GREG PINTILIE: Yeah, it would be hard to think of it scaling properly. So a special case of this atomic decomposition is actually spatial decomposition. OK, I'm almost done. So a special case of spatial decomposition. So what makes this approach sort of not good, and it sort of involves a lot of communication, is just this fact that some of these force computations, or force operations that you have could include atoms on different units. So if you don't split up these atoms sort of smartly, then you could end up having to communicate a lot while computing these forces.

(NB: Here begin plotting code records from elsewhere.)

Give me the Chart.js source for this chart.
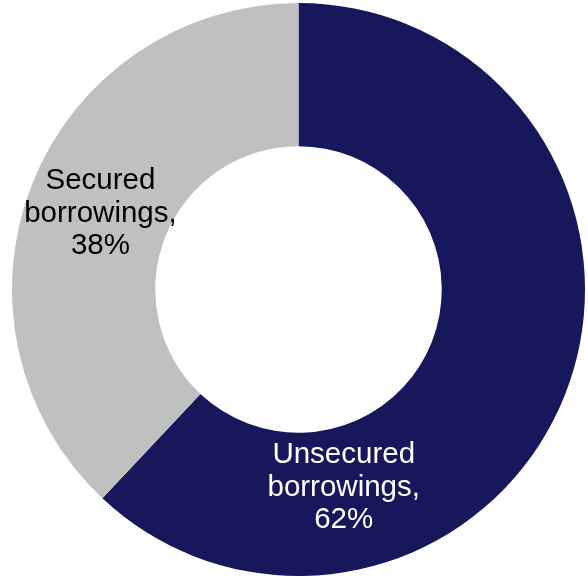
<!DOCTYPE html>
<html>
<head>
<meta charset="utf-8">
<script src="https://cdn.jsdelivr.net/npm/chart.js@4/dist/chart.umd.min.js"></script>
<style>
  html, body { margin: 0; padding: 0; background: #fff; }
  #wrap { width: 588px; height: 576px; }
</style>
</head>
<body>
<div id="wrap"><canvas id="c"></canvas></div>
<script>
// data
const labels = ['Unsecured borrowings', 'Secured borrowings'];
const shares = [62, 38];
const colors = ['#17175B', '#C0C0C0'];
const textColors = ['#ffffff', '#000000'];
// label anchor: angle (deg, clockwise from top) and distance from centre
const labelAngles = [167, 291.6];
const labelDist = [201, 213];

// draw the "name, xx%" labels in three lines
const sliceLabels = {
  id: 'sliceLabels',
  afterDatasetsDraw(chart) {
    const ctx = chart.ctx;
    const meta = chart.getDatasetMeta(0);
    ctx.save();
    ctx.font = '29.5px "Liberation Sans", Arial, sans-serif';
    ctx.textAlign = 'center';
    ctx.textBaseline = 'alphabetic';
    meta.data.forEach(function (arc, i) {
      const a = labelAngles[i] * Math.PI / 180;
      const cx = arc.x + labelDist[i] * Math.sin(a);
      const cy = arc.y - labelDist[i] * Math.cos(a);
      const words = labels[i].split(' ');
      const lines = [words[0], words[1] + ',', shares[i] + '%'];
      ctx.fillStyle = textColors[i];
      lines.forEach(function (t, k) {
        ctx.fillText(t, cx, cy + (k - 1) * 32.5 + 10.5);
      });
    });
    ctx.restore();
  }
};

new Chart(document.getElementById('c'), {
  type: 'doughnut',
  data: {
    labels: labels,
    datasets: [{
      data: shares,
      backgroundColor: colors,
      borderWidth: 0
    }]
  },
  options: {
    responsive: true,
    maintainAspectRatio: false,
    animation: false,
    cutout: '50%',
    layout: { padding: { left: 12, right: 3, top: 3, bottom: 0 } },
    plugins: {
      legend: { display: false },
      tooltip: { enabled: false }
    }
  },
  plugins: [sliceLabels]
});
</script>
</body>
</html>
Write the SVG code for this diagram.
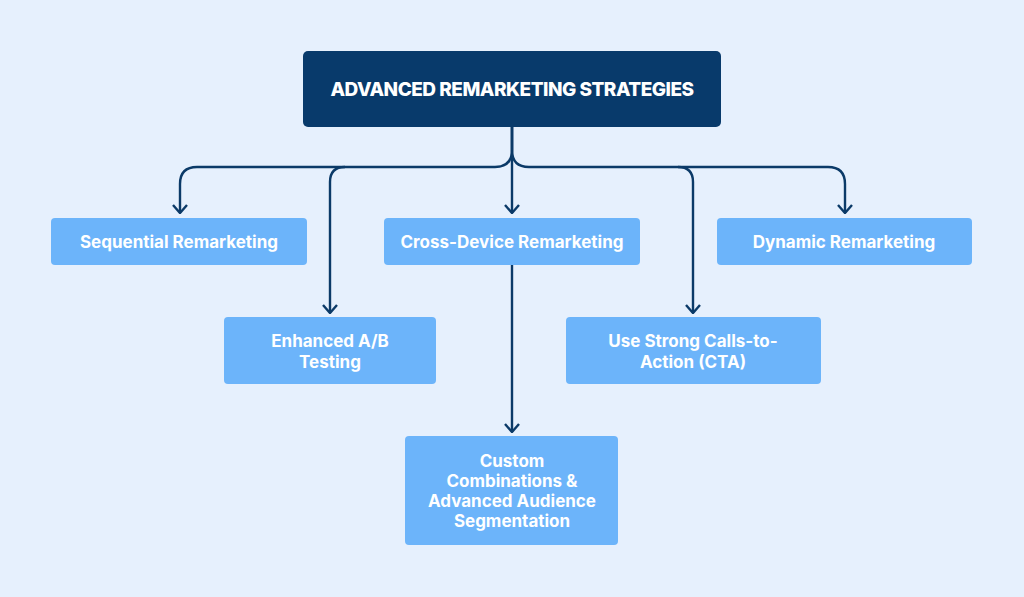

So spatial decomposition tries to address this. And basically, you store atoms that are close to each other. So say I had the system, and I wanted to split this up on six SPUs, then right, I would give each SPU, say a certain area of space. But you could see right away what the problem with this is is that it's not load balanced. So some SPUs could not have too much work to do. And there's still some communication, because you have to communicate between neighboring SPUs, say some certain cases.

But the communication is still probably a lot better than in the previous case, just for atomic decomposition. So here's the state of the art on parallelization MD. And it's implemented in this program called NAMD, which stands for Not Another Molecular Dynamics simulator. So initially, NAMD 1.0 used solely a spatial decomposition. And they try to address this load balancing by actually creating many more patches than you have processors. And then you just sort of split these patches up, load balance them amongst the different processors.

That didn't really work. So NAMD 1 didn't parallelize very well. So what they added later was they added this idea of patch objects, and also compute objects. So basically a patch object puts a number of patches on a processor, but then you can also create compute patches, which include all of these force operations. And these force operations are also equally distributed amongst processors. And then there's a lot communication between these two.

And it started off with sort message oriented communication. Then it moved to a dependency oriented communication so that each compute object would sort of signal which atoms it needs. And it also sort of optimized things by doing communication and force computation at the same time. So it did that really well. And actually it had really good parallel performance. So on this graph it shows the number of processors times the time per time step. And as the number of processors is increased, I mean optimal parallel performance would be a straight horizontal line, which is pretty close to what they achieve.

And they also did it on many thousands of processors on Blue Gene. But as you might expect, the more processors you add, the step time actually still sort of levels off at a certain time. So I guess I'll skip the sort of live demo I was going to do, but I'll just show one more thing. So here is sort of the kind of systems that I was looking at. This is actually a simulation that was done on one of the PPUs and then recorded in positions file. And there is five different molecules here.

So generally, what happens is first they're just placed randomly. Then they're an overlap just very coarsely, to make sure that huge forces are not entered into the system. And I'll just color each one differently. So here's what happens during the simulation. And here, in this simulation, actually, the positions were recorded every 20 time steps. So that's why it sort of seems to go a lot faster. If I did it on a single molecule, I actually done that first.

So here what a single molecule of this looks like. And this is a protein with eight residues, which is pretty big. And this is running in real time on my computer right now. So like on a small system like this, it runs reasonably fast. But as you add more and more of these things, the computations do get pretty expensive. So parallelization really helps. Well, not in what I implemented, but generally. Generally, as you saw, NAMD can do a pretty good job at doing it. Oh OK, I didn't minimize the system well enough. But yeah, that's about it.

AUDIENCE: Great. [INAUDIBLE]

AUDIENCE: So basically, on the SPUs, you managed to get them synchronized properly, data in and data out?

GREG PINTILIE: Yeah, exactly. So that's kind of to the extent that I went. And that still took a long time. So [INAUDIBLE].